## DATA FOR PROCESSING
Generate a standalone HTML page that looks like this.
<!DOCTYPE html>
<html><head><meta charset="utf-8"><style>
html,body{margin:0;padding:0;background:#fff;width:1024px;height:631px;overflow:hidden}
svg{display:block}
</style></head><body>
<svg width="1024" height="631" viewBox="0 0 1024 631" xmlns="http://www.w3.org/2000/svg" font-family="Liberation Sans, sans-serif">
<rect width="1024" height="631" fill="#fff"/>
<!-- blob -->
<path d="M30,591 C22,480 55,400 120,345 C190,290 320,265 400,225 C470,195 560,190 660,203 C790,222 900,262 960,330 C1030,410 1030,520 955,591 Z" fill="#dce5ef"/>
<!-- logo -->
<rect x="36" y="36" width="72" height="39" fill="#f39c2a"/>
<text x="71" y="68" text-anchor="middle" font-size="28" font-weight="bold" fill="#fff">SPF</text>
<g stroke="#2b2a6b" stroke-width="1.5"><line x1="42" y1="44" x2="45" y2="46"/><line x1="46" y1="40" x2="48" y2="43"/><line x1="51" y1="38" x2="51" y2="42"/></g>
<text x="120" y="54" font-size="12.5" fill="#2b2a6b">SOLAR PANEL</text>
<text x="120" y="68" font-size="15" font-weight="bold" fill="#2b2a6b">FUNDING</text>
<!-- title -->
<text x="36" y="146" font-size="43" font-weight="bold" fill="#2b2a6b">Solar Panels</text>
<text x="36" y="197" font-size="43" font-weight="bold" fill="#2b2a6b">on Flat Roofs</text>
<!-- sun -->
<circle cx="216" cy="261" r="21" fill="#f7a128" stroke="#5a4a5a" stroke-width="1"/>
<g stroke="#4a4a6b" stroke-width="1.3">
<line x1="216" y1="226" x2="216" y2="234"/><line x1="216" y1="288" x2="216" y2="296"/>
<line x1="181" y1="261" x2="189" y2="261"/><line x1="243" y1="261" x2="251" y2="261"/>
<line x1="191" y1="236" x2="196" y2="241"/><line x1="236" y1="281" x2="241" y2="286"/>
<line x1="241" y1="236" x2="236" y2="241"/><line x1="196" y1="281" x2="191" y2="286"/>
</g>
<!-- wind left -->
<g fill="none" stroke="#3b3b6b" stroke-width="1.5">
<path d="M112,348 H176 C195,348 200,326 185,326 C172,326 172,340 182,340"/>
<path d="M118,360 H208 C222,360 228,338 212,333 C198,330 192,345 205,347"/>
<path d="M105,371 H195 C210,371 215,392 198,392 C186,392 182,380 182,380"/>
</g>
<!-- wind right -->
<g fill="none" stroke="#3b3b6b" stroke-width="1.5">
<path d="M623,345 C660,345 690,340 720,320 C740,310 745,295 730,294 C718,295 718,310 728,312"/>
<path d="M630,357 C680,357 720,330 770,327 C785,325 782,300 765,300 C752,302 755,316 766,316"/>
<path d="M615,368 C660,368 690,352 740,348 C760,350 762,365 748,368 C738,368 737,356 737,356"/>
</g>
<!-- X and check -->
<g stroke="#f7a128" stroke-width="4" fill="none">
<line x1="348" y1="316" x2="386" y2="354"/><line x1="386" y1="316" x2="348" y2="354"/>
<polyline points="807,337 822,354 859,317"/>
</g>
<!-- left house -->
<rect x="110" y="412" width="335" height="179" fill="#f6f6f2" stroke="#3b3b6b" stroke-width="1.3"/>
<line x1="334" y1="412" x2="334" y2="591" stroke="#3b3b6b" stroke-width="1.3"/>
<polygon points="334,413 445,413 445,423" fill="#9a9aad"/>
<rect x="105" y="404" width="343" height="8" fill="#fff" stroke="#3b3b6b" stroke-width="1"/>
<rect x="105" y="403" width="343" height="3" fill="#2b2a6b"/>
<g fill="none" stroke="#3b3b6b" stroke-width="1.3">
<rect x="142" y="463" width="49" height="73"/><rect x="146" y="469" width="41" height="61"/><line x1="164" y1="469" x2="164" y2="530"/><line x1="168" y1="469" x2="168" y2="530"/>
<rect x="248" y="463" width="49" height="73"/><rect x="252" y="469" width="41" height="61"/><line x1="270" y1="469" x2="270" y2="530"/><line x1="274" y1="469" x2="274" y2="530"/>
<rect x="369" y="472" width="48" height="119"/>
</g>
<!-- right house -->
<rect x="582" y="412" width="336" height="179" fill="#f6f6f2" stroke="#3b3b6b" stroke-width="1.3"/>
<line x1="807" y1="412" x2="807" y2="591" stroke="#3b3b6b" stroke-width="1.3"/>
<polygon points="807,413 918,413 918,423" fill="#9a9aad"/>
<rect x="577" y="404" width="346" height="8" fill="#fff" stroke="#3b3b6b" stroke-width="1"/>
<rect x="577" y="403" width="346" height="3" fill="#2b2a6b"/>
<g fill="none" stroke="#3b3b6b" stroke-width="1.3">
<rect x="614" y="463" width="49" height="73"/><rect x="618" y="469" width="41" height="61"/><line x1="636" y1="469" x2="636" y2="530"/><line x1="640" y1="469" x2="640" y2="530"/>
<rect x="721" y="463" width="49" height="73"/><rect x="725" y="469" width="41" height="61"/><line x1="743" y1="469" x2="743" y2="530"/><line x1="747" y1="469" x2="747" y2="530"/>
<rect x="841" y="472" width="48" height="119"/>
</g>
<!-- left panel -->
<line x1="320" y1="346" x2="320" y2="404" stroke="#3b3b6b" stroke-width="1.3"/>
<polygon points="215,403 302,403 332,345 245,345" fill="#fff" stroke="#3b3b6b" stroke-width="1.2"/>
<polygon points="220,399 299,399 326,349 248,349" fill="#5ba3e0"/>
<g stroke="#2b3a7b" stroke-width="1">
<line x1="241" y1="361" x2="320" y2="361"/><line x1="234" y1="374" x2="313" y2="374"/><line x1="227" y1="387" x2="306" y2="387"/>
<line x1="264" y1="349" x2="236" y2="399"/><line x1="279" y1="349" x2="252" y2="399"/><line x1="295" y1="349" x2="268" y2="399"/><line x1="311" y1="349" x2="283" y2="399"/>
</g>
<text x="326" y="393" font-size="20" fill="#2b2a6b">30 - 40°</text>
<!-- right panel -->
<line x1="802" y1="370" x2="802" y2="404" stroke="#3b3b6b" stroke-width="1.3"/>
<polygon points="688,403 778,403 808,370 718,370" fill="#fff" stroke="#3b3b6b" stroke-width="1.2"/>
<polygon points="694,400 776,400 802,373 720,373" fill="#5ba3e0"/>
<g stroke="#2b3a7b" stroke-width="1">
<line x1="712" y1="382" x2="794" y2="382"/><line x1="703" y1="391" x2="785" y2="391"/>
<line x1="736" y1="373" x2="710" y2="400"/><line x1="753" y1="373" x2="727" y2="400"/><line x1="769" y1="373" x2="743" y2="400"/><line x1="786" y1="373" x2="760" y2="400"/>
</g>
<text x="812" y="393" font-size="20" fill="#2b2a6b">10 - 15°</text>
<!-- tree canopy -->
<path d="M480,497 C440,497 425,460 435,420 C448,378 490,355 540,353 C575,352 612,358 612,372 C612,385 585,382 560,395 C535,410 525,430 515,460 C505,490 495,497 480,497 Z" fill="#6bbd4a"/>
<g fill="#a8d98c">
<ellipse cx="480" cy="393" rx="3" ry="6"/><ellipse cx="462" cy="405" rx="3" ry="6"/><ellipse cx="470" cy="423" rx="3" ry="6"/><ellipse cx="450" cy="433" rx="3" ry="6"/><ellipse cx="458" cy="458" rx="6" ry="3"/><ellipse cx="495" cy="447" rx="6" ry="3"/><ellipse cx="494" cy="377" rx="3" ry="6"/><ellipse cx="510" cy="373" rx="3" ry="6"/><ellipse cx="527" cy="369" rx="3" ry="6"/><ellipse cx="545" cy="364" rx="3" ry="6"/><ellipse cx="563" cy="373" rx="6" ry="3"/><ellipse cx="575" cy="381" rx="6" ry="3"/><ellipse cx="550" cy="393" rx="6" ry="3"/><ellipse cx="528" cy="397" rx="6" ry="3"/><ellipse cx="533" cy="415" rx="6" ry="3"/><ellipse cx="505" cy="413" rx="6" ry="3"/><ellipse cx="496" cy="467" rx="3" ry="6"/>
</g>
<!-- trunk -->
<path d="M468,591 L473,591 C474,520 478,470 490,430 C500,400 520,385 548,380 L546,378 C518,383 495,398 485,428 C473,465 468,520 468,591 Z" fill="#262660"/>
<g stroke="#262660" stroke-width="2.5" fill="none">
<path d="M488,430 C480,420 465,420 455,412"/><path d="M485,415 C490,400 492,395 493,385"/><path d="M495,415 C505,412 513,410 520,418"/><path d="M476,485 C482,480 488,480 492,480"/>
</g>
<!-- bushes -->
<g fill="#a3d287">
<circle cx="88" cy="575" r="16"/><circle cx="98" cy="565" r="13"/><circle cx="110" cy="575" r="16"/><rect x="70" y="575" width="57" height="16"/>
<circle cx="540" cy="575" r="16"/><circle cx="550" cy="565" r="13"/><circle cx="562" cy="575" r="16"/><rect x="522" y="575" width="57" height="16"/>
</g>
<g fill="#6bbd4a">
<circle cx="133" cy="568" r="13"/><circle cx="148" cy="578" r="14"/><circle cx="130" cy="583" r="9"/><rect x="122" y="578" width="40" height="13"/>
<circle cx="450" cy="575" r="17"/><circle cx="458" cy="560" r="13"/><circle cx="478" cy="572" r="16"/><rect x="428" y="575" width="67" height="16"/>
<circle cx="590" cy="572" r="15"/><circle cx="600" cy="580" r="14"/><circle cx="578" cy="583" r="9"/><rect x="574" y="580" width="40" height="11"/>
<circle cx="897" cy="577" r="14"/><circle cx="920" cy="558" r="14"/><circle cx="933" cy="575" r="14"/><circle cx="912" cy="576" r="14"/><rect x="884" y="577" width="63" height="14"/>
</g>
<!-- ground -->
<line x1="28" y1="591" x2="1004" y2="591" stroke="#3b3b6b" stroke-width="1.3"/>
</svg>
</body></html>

* * *

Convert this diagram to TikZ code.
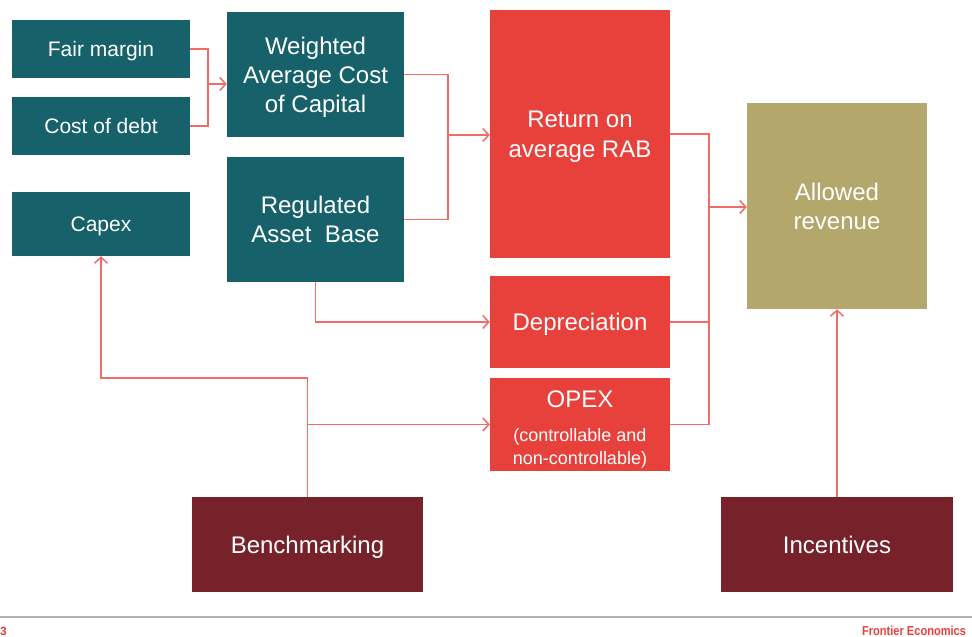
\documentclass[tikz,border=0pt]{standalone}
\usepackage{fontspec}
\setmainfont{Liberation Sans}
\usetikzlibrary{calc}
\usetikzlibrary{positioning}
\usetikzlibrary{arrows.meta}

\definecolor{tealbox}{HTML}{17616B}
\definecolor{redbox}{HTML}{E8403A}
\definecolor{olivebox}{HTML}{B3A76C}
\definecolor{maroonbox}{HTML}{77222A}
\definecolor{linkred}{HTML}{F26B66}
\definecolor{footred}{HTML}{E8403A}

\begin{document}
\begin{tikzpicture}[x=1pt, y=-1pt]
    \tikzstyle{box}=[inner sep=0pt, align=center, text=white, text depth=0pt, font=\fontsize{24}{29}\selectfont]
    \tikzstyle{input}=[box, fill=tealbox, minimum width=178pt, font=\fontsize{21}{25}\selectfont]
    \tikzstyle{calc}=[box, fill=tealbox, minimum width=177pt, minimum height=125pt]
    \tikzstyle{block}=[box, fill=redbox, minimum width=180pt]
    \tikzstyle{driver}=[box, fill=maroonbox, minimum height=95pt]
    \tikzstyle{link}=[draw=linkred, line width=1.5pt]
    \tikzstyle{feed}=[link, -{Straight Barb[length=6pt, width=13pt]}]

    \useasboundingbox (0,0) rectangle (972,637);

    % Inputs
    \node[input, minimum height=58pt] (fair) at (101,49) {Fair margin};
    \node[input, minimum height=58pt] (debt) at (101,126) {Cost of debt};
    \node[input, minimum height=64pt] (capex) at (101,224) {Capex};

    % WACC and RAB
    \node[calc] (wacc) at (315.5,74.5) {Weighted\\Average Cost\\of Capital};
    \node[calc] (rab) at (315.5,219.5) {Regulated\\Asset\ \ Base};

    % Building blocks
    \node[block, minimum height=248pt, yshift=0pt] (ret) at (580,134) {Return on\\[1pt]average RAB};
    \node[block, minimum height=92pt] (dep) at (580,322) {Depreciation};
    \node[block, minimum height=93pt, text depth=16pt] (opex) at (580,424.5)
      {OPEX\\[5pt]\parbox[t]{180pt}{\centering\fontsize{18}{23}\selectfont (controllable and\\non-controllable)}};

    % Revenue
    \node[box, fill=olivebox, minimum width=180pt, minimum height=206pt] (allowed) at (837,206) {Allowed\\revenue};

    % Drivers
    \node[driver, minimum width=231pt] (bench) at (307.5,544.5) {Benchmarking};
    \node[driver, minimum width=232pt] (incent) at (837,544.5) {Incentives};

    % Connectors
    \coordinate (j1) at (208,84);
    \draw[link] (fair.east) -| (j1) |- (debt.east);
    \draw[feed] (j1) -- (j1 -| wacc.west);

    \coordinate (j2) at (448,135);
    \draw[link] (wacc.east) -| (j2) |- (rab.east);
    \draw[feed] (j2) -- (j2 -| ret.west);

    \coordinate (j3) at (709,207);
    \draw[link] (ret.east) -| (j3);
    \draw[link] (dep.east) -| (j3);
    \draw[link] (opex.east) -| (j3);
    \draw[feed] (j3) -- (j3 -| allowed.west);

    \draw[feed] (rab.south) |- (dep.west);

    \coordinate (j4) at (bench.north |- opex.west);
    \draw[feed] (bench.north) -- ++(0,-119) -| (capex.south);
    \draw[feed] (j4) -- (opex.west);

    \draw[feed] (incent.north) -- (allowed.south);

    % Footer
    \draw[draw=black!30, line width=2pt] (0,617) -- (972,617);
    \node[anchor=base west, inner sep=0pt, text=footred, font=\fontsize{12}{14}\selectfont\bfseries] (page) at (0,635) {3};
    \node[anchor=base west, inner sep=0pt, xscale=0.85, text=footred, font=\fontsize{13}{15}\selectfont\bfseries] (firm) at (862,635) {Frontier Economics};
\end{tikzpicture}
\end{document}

## THE TASK
Leave the pictures out and copy exactly the lines from the one with "Convert this diagram to TikZ code." through the one with "(rab) at (315.5,219.5)", nothing more.

## OUTPUT FOR THIS TASK
Convert this diagram to TikZ code.
\documentclass[tikz,border=0pt]{standalone}
\usepackage{fontspec}
\setmainfont{Liberation Sans}
\usetikzlibrary{calc}
\usetikzlibrary{positioning}
\usetikzlibrary{arrows.meta}

\definecolor{tealbox}{HTML}{17616B}
\definecolor{redbox}{HTML}{E8403A}
\definecolor{olivebox}{HTML}{B3A76C}
\definecolor{maroonbox}{HTML}{77222A}
\definecolor{linkred}{HTML}{F26B66}
\definecolor{footred}{HTML}{E8403A}

\begin{document}
\begin{tikzpicture}[x=1pt, y=-1pt]
    \tikzstyle{box}=[inner sep=0pt, align=center, text=white, text depth=0pt, font=\fontsize{24}{29}\selectfont]
    \tikzstyle{input}=[box, fill=tealbox, minimum width=178pt, font=\fontsize{21}{25}\selectfont]
    \tikzstyle{calc}=[box, fill=tealbox, minimum width=177pt, minimum height=125pt]
    \tikzstyle{block}=[box, fill=redbox, minimum width=180pt]
    \tikzstyle{driver}=[box, fill=maroonbox, minimum height=95pt]
    \tikzstyle{link}=[draw=linkred, line width=1.5pt]
    \tikzstyle{feed}=[link, -{Straight Barb[length=6pt, width=13pt]}]

    \useasboundingbox (0,0) rectangle (972,637);

    % Inputs
    \node[input, minimum height=58pt] (fair) at (101,49) {Fair margin};
    \node[input, minimum height=58pt] (debt) at (101,126) {Cost of debt};
    \node[input, minimum height=64pt] (capex) at (101,224) {Capex};

    % WACC and RAB
    \node[calc] (wacc) at (315.5,74.5) {Weighted\\Average Cost\\of Capital};
    \node[calc] (rab) at (315.5,219.5) {Regulated\\Asset\ \ Base};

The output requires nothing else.